Aim of the exercise:
Skip the pictures. Set down, word for word, the lines from the start of the material up to and including the line with "import pandas as pd".

[Start of Data]

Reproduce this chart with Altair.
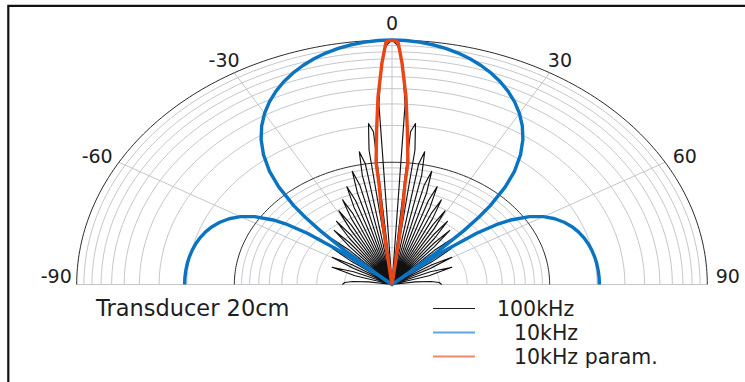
import altair as alt
import numpy as np
import pandas as pd

# ---------------- values ----------------
# Directivity level (dB re. on-axis maximum) against angle (deg).
# Right half only (0..90 deg); every pattern is mirror-symmetric about 0 deg.
ANGLE_100K = [0, 1.07, 2.15, 3.22, 4.30, 5.38, 6.46, 7.54, 8.63, 9.72, 10.81, 11.90, 13.00,
              14.11, 15.22, 16.33, 17.46, 18.59, 19.72, 20.87, 22.02, 23.19, 24.37, 25.55, 26.74,
              27.95, 29.18, 30.42, 31.67, 32.94, 34.23, 35.54, 36.87, 38.23, 39.61, 41.01, 42.45,
              43.93, 45.44, 46.99, 48.59, 50.25, 51.95, 53.73, 55.59, 57.54, 59.60, 61.79, 64.16,
              66.75, 69.64, 73.00, 77.16, 81.9, 84.3, 86.9, 90]
LEVEL_100K = [0, -0.9, -3.9, -10.5, -40, -14.9, -13.5, -17.8, -40, -20.0, -17.9, -21.7, -40,
              -23.2, -20.8, -24.4, -40, -25.5, -23.0, -26.5, -40, -27.4, -24.8, -28.1, -40,
              -28.9, -26.2, -29.5, -40, -30.2, -27.5, -30.7, -40, -31.3, -28.5, -31.8, -40,
              -32.3, -29.5, -32.7, -40, -33.2, -30.4, -33.6, -40, -34.0, -31.2, -34.4, -40,
              -34.7, -31.9, -35.1, -40, -37.0, -35.0, -34.0, -33.7]

ANGLE_10K = [0, 2.5, 5, 7.5, 10, 12.5, 15, 17.5, 20, 22.5, 25, 27.5, 30, 32.5, 35, 37.5, 40,
             42, 44, 45, 46, 47, 47.8, 48.6, 49.5, 50.5, 52, 53.5, 55, 57.5, 60, 62.5, 65,
             67.5, 70, 72.5, 75, 77.5, 80, 82.5, 85, 87.5, 90]
LEVEL_10K = [0, -0.05, -0.19, -0.44, -0.78, -1.22, -1.77, -2.43, -3.21, -4.10, -5.14, -6.32,
             -7.67, -9.23, -11.05, -13.21, -15.83, -18.52, -22.05, -24.39, -27.43, -31.88,
             -38.13, -40, -37.28, -31.06, -26.37, -23.55, -21.59, -19.34, -17.80, -16.71,
             -15.90, -15.29, -14.83, -14.49, -14.23, -14.04, -13.90, -13.80, -13.74, -13.70,
             -13.69]

ANGLE_PARAM = [0, 1.1, 2.0, 3.3, 4.4, 5.8, 5.7, 6.5, 7.0, 8.0]
LEVEL_PARAM = [0, -0.3, -3.7, -9.2, -14.6, -20.0, -23.4, -28.8, -34.3, -40]

SERIES = ["100kHz", "10kHz", "10kHz param."]
LEGEND_LABELS = ["100kHz", "10kHz", "10kHz param."]
NOTE = "Transducer 20cm"

ANGLE_TICKS = [-90, -60, -30, 0, 30, 60, 90]
ANGLE_TICK_LABELS = ["-90", "-60", "-30", "0", "30", "60", "90"]
SPOKE_ANGLES = [-60, -30, 0, 30, 60]
MINOR_RINGS = [0.02, 0.03, 0.04, 0.05, 0.06, 0.07, 0.08, 0.09,
               0.2, 0.3, 0.4, 0.5, 0.6, 0.7, 0.8, 0.9]   # amplitude ratios (log radial axis)
MAJOR_RINGS = [0.1, 1.0]
FLOOR_DB = -40

assert len(ANGLE_100K) == len(LEVEL_100K)
assert len(ANGLE_10K) == len(LEVEL_10K)
assert len(ANGLE_PARAM) == len(LEVEL_PARAM)

# ---------------- styles / layout ----------------
W, H = 745, 382
CX, CY = 392.0, 284.5      # pole position in pixels
RX, RY = 315.3, 244.5      # outer ring radii in pixels (figure is stretched horizontally)
FONT = "DejaVu Sans"
TXT = "#1e1e1e"
GRID = "#c4c6cd"
RING = "#2b2b2b"
COLORS = {"100kHz": "#111111", "10kHz": "#0a74c2", "10kHz param.": "#ea4517"}
WIDTHS = {"100kHz": 1.15, "10kHz": 3.4, "10kHz param.": 3.4}
LEGEND_COLORS = ["#1c1c1c", "#5ea5e4", "#f0886a"]
LEGEND_WIDTHS = [1.2, 2.0, 2.0]
LEGEND_Y = [308.5, 332.5, 356.5]
LEGEND_X = [497, 514, 514]
LABEL_R = 1.065
LABEL_NUDGE = {-90: (0, -8), -60: (-4, 2.5), -30: (0, 2.5), 0: (0, 0),
               30: (0, 2.5), 60: (2, 2.5), 90: (0, -8)}

XS = alt.Scale(domain=[-CX / RX, (W - CX) / RX], nice=False, zero=False)
YS = alt.Scale(domain=[-(H - CY) / RY, CY / RY], nice=False, zero=False)
X = alt.X("px:Q", scale=XS, axis=None)
Y = alt.Y("py:Q", scale=YS, axis=None)


def mirrored(name, ang, lev):
    a = [-v for v in ang[:0:-1]] + list(ang)
    l = list(lev[:0:-1]) + list(lev)
    return pd.DataFrame({"series": name, "angle": a, "level": l, "i": range(len(a))})


def polar(ch):
    return ch.transform_calculate(
        r=f"(max(datum.level, {FLOOR_DB}) - ({FLOOR_DB})) / {-FLOOR_DB}"
    ).transform_calculate(
        px="datum.r * sin(datum.angle * PI / 180)",
        py="datum.r * cos(datum.angle * PI / 180)",
    )


# grid rings
sweep = np.arange(-90, 90.5, 1.0)
minor_rows, major_rows = [], []
for target, levels in ((minor_rows, MINOR_RINGS), (major_rows, MAJOR_RINGS)):
    for a in levels:
        for k, th in enumerate(sweep):
            target.append({"ring": str(a), "angle": float(th), "level": 20 * np.log10(a), "i": k})
minor_df = pd.DataFrame(minor_rows)
major_df = pd.DataFrame(major_rows)

spoke_rows = []
for s in SPOKE_ANGLES:
    spoke_rows.append({"spoke": str(s), "angle": s, "level": FLOOR_DB, "i": 0})
    spoke_rows.append({"spoke": str(s), "angle": s, "level": 0, "i": 1})
spoke_rows.append({"spoke": "base", "angle": -90, "level": 0, "i": 0})
spoke_rows.append({"spoke": "base", "angle": 90, "level": 0, "i": 1})
spoke_df = pd.DataFrame(spoke_rows)

minor = polar(alt.Chart(minor_df)).mark_line(color=GRID, strokeWidth=1).encode(
    x=X, y=Y, detail="ring:N", order="i:Q")
spokes = polar(alt.Chart(spoke_df)).mark_line(color=GRID, strokeWidth=1).encode(
    x=X, y=Y, detail="spoke:N", order="i:Q")
major = polar(alt.Chart(major_df)).mark_line(color=RING, strokeWidth=1).encode(
    x=X, y=Y, detail="ring:N", order="i:Q")

curves = []
for name, ang, lev in ((SERIES[0], ANGLE_100K, LEVEL_100K),
                       (SERIES[1], ANGLE_10K, LEVEL_10K),
                       (SERIES[2], ANGLE_PARAM, LEVEL_PARAM)):
    df = mirrored(name, ang, lev)
    curves.append(
        polar(alt.Chart(df)).mark_line(color=COLORS[name], strokeWidth=WIDTHS[name],
                                       strokeJoin="round")
        .encode(x=X, y=Y, order="i:Q")
    )

# angle labels
lab_df = pd.DataFrame({"angle": ANGLE_TICKS, "label": ANGLE_TICK_LABELS})
lab_df["nx"] = [LABEL_NUDGE[a][0] / RX for a in ANGLE_TICKS]
lab_df["ny"] = [-LABEL_NUDGE[a][1] / RY for a in ANGLE_TICKS]
labels = alt.Chart(lab_df).transform_calculate(
    px=f"{LABEL_R} * sin(datum.angle * PI / 180) + datum.nx",
    py=f"{LABEL_R} * cos(datum.angle * PI / 180) + datum.ny",
).mark_text(font=FONT, fontSize=19, color=TXT, align="center", baseline="middle").encode(
    x=X, y=Y, text="label:N")

one = pd.DataFrame({"k": [0]})

# frame
frame = alt.Chart(one).mark_rect(
    fillOpacity=0, stroke="#111111", strokeWidth=2.2).encode(
    x=alt.value(8.3), y=alt.value(5.8), x2=alt.value(800), y2=alt.value(450))

# note and legend
deco = [frame]
deco.append(alt.Chart(one).mark_text(
    text=NOTE, font=FONT, fontSize=22.5, color=TXT, align="left", baseline="alphabetic").encode(
    x=alt.value(96), y=alt.value(316)))
for lab, col, lw, ly, lx in zip(LEGEND_LABELS, LEGEND_COLORS, LEGEND_WIDTHS, LEGEND_Y, LEGEND_X):
    deco.append(alt.Chart(one).mark_rule(color=col, strokeWidth=lw).encode(
        x=alt.value(433), x2=alt.value(475), y=alt.value(ly)))
    deco.append(alt.Chart(one).mark_text(
        text=lab, font=FONT, fontSize=20.5, color=TXT, align="left", baseline="alphabetic").encode(
        x=alt.value(lx), y=alt.value(ly + 7.5)))

chart = alt.layer(minor, spokes, major, *curves, labels, *deco).properties(
    width=W, height=H, padding=0, background="white",
    autosize=alt.AutoSizeParams(type="none"),
).configure_view(stroke=None)

chart.save("out.html", embed_options={"renderer": "svg", "actions": False})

[End of Data]

Solution to the exercise:
Reproduce this chart with Altair.
import altair as alt
import numpy as np
import pandas as pd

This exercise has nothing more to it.